I could write the book about Grandpa (We’ll title it The Burden of Forgetting) and publish it now, but in starting that book I found it difficult. It is a little more “academic” articulating some things which I am not a first hand witness, and in general as a book written “about” someone else I want to get it right. And so I have this nagging feeling that I’m not really getting it “right” and so I get dissatisfied. It’s not insurmountable, but it keeps the project from lighting a fire in my belly.

The other book about my care giving experience (We’ll call that book How to Say Goodbye) I feel like I could really write from my gut, really get the power of the story, fairly easily. I mean “easy” in the literary sense…it likely would be an emotionally tumultuous experience. I’m a bit scared to start–maybe somewhat from the emotional perspective, but also because if I invest a lot into it I might have an overpowering urge to do something with the manuscript even while Grandma is alive.

I really would like Grandma to be able to read the story, but I really think she can’t. Earlier, when it looked like I would have a literary agent to shop a story around, my intention was to skate around the “Grandma” issues in the book I wrote. But the more I think about it, the more I feel that is a vital part of the story–and a part that Grandma can’t countenance. Grandma cannot believe (and I don’t see any profit in enlightening her) that one of the biggest burdens I carried those three years, and perhaps the biggest torment of my soul, was her and her attitude toward Grandpa, and how that forced me to live and what that forced me to do.

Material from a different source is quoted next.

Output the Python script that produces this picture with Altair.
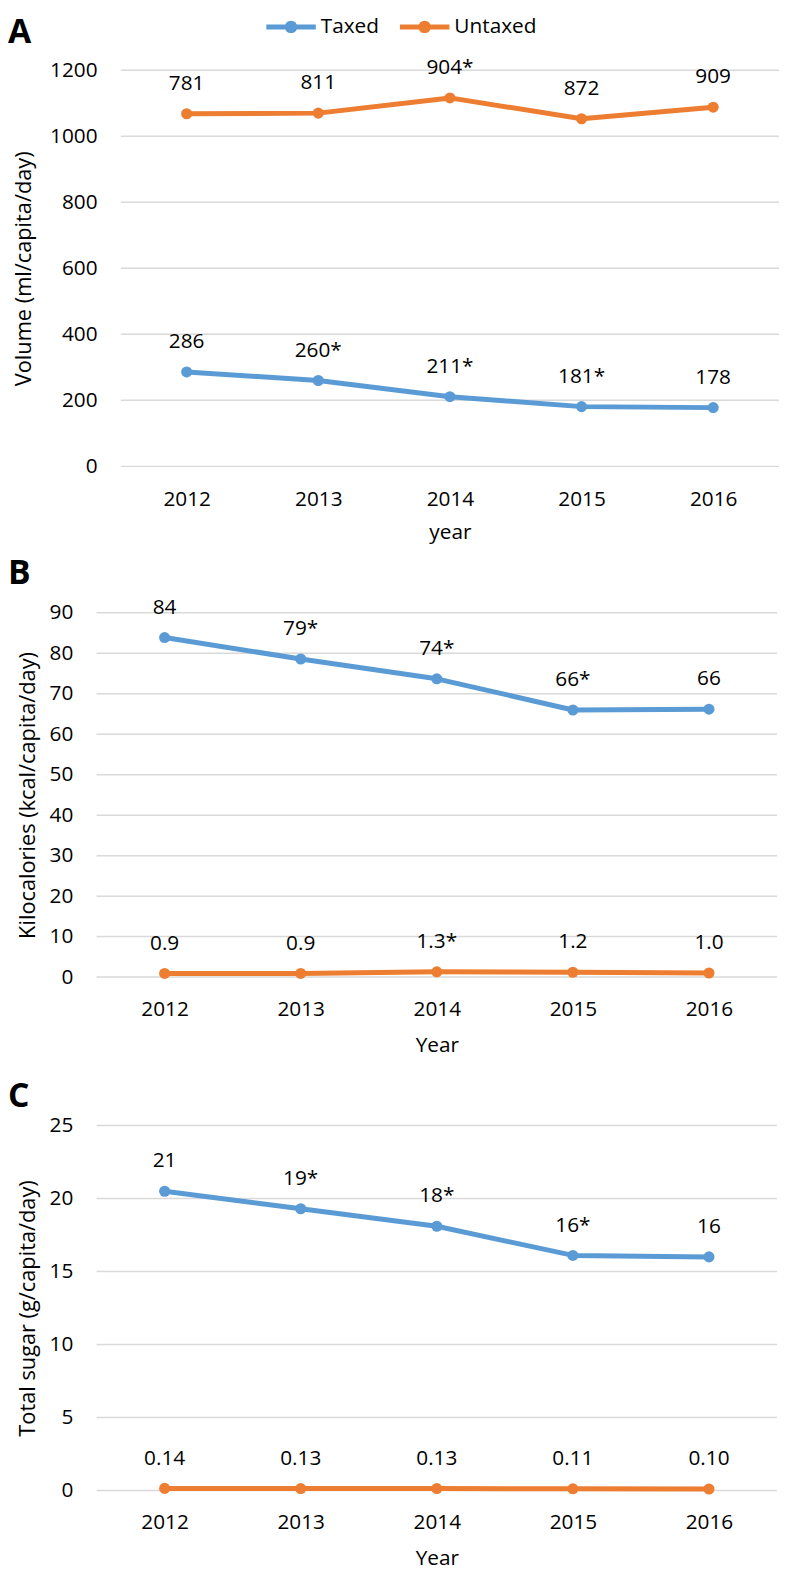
import altair as alt
import pandas as pd

# ---------------- data ----------------
years = ["2012", "2013", "2014", "2015", "2016"]
series = ["Taxed", "Untaxed"]

a_taxed = [286, 260, 211, 181, 178]
a_untaxed = [1068, 1070, 1116, 1053, 1088]
a_taxed_labels = ["286", "260*", "211*", "181*", "178"]
a_untaxed_labels = ["781", "811", "904*", "872", "909"]
a_ticks = [0, 200, 400, 600, 800, 1000, 1200]

b_taxed = [83.9, 78.6, 73.7, 66.0, 66.2]
b_untaxed = [0.9, 0.9, 1.3, 1.2, 1.0]
b_taxed_labels = ["84", "79*", "74*", "66*", "66"]
b_untaxed_labels = ["0.9", "0.9", "1.3*", "1.2", "1.0"]
b_ticks = [0, 10, 20, 30, 40, 50, 60, 70, 80, 90]

c_taxed = [20.5, 19.3, 18.1, 16.1, 16.0]
c_untaxed = [0.14, 0.13, 0.13, 0.11, 0.10]
c_taxed_labels = ["21", "19*", "18*", "16*", "16"]
c_untaxed_labels = ["0.14", "0.13", "0.13", "0.11", "0.10"]
c_ticks = [0, 5, 10, 15, 20, 25]

panel_letters = ["A", "B", "C"]
y_titles = ["Volume (ml/capita/day)", "Kilocalories (kcal/capita/day)", "Total sugar (g/capita/day)"]
x_titles = ["year", "Year", "Year"]

# ---------------- style ----------------
FONT = "Open Sans"
TXT = "#000000"
COLORS = ["#5B9BD5", "#ED7D31"]
GRID = "#d9d9d9"
W, H = 779, 1567

color_scale = alt.Scale(domain=series, range=COLORS)

LEGEND_SYMBOL = ("M-1,-0.1H1V0.1H-1Z"
                 "M-0.25,0A0.25,0.25,0,1,1,0.25,0A0.25,0.25,0,1,1,-0.25,0Z")

legend = alt.Legend(
    orient="none", legendX=261, legendY=-14, direction="horizontal", title=None,
    symbolType=LEGEND_SYMBOL, symbolSize=2500, symbolStrokeWidth=0, symbolOpacity=1,
    labelFont=FONT, labelFontSize=21, labelColor=TXT, labelOffset=5,
    columnPadding=21, padding=0,
)


def panel_df(taxed, untaxed, tl, ul):
    rows = []
    for s, vals, labs in (("Taxed", taxed, tl), ("Untaxed", untaxed, ul)):
        for yr, v, lab in zip(years, vals, labs):
            rows.append({"year": yr, "series": s, "value": v, "label": lab})
    return pd.DataFrame(rows)


def make_panel(df, ticks, x_rng, y_rng, y_title, x_title, title_x,
               lab_pad, title_dy):
    def xs():
        return alt.Scale(type="point", domain=years, range=x_rng, padding=0.5)

    def ys():
        return alt.Scale(domain=[ticks[0], ticks[-1]], range=y_rng, nice=False, zero=False)

    y_axis = alt.Axis(
        values=ticks, format="d", orient="left", offset=-x_rng[0], domain=False,
        ticks=False, tickSize=0, grid=False, labelPadding=24, labelFont=FONT,
        labelFontSize=21, labelColor=TXT, labelFlush=False, title=y_title,
        titleFont=FONT, titleFontSize=22, titleFontWeight="normal", titleColor=TXT,
        titleX=title_x - x_rng[0], titleBaseline="middle",
    )
    x_axis = alt.Axis(
        orient="bottom", offset=-(H - y_rng[0]), domain=False, ticks=False,
        tickSize=0, grid=False, labelAngle=0, labelPadding=lab_pad,
        labelBaseline="middle", labelFont=FONT, labelFontSize=21, labelColor=TXT,
        title=x_title, titleFont=FONT, titleFontSize=21, titleFontWeight="normal",
        titleColor=TXT, titleY=title_dy, titleBaseline="middle",
    )

    grid = alt.Chart(pd.DataFrame({"v": ticks})).mark_rule(
        color=GRID, strokeWidth=1.5
    ).encode(
        y=alt.Y("v:Q", scale=ys(), axis=y_axis),
        x=alt.value(x_rng[0]),
        x2=alt.value(x_rng[1]),
    )

    base = alt.Chart(df)
    dots = base.mark_circle(size=125, opacity=1).encode(
        x=alt.X("year:O", scale=xs(), axis=None),
        y=alt.Y("value:Q", scale=ys(), axis=None),
        color=alt.Color("series:N", scale=color_scale, legend=legend),
    )
    lines = base.mark_line(strokeWidth=5, strokeCap="round", strokeJoin="round").encode(
        x=alt.X("year:O", scale=xs(), axis=x_axis),
        y=alt.Y("value:Q", scale=ys(), axis=None),
        color=alt.Color("series:N", scale=color_scale, legend=legend),
    )
    labels = base.mark_text(
        dy=-30, font=FONT, fontSize=21, color=TXT, baseline="middle", align="center"
    ).encode(
        x=alt.X("year:O", scale=xs(), axis=None),
        y=alt.Y("value:Q", scale=ys(), axis=None),
        text="label:N",
    )
    return [grid, dots, lines, labels]


layers = []
layers += make_panel(panel_df(a_taxed, a_untaxed, a_taxed_labels, a_untaxed_labels),
                     a_ticks, [114, 779], [455, 54.7], y_titles[0], x_titles[0], 16,
                     34, 67)
layers += make_panel(panel_df(b_taxed, b_untaxed, b_taxed_labels, b_untaxed_labels),
                     b_ticks, [89.5, 777], [971, 603], y_titles[1], x_titles[1], 20,
                     33, 69)
layers += make_panel(panel_df(c_taxed, c_untaxed, c_taxed_labels, c_untaxed_labels),
                     c_ticks, [89.5, 777], [1489.7, 1121], y_titles[2], x_titles[2], 20,
                     32, 69)


def letter(txt, y):
    return alt.Chart(alt.Data(values=[{}])).mark_text(
        font=FONT, fontSize=34, fontWeight="bold", align="left", baseline="middle",
        color="#000"
    ).encode(x=alt.value(0), y=alt.value(y), text=alt.value(txt))


layers += [letter(panel_letters[0], 17), letter(panel_letters[1], 564),
           letter(panel_letters[2], 1092)]

chart = alt.layer(*layers).resolve_scale(
    x="independent", y="independent"
).resolve_axis(
    x="independent", y="independent"
).properties(
    width=W, height=H, autosize=alt.AutoSizeParams(type="none"), padding=0
).configure_view(strokeWidth=0)

chart.save("out.html", embed_options={"renderer": "svg", "actions": False})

That is a very real part of my story, and it is a big unspoken elephant in the room if it is omitted from my story. But even more than that, it is to leave out a part of every care giver’s story. Probably every care giver has that “other person” in their experience–that family member or friend who rather than helping to lighten the burdens of care giving actually made them worse. In my past sharing of my experience with the public people have written to tell me how much they appreciated what I wrote because it made them not feel so alone in the care giving experience they were going through. For me to omit part of what I went through (and I know others suffer with) is, in a sense, to not lighten the loads of others, to not tell them “You’re not alone” when I could.

In the end, I don’t want to keep silent about the truth for the vanity and pride of someone. But it doesn’t mean I need to speak at a time which will cause unnecessary offense, either.

Comments on this entry are closed.

cindy nelson May 8, 2010 at 8:04 am

You’ll write both books when you’re ready – and the Goodbye book is truly the story that needs to be told. Trust your gut to tell you when it is time to both write and publish.

Even though you’re feeling the post-existence feelings, experiencing what I call a “sea change” life event at your age will affect the rest of your life. You’ll always be able to differentiate what is important and what isn’t – something alot of people never learn.

Whenever you publish the books will be okay – because you’ll be able to articulate for others what they can’t put into words. Truly will be a gift from your heart.

Cynthia May 14, 2010 at 6:46 am

I think that you have thought through all the difficulties and problems with publishing before the time is right. There will be a time and place.

No matter when you decide to write either book though, it will still be gut-wrenching simply by the nature of the subject and its powerful influence in your life. Life during those three years was “like drinking from a fire hose.” That phrase alone struck me as so poignant that it almost took my breath away. But then that is the essence of good writing along with shinning a light on the deep recesses of unspoken fears, joys, hopes and dreams that reside in the human heart.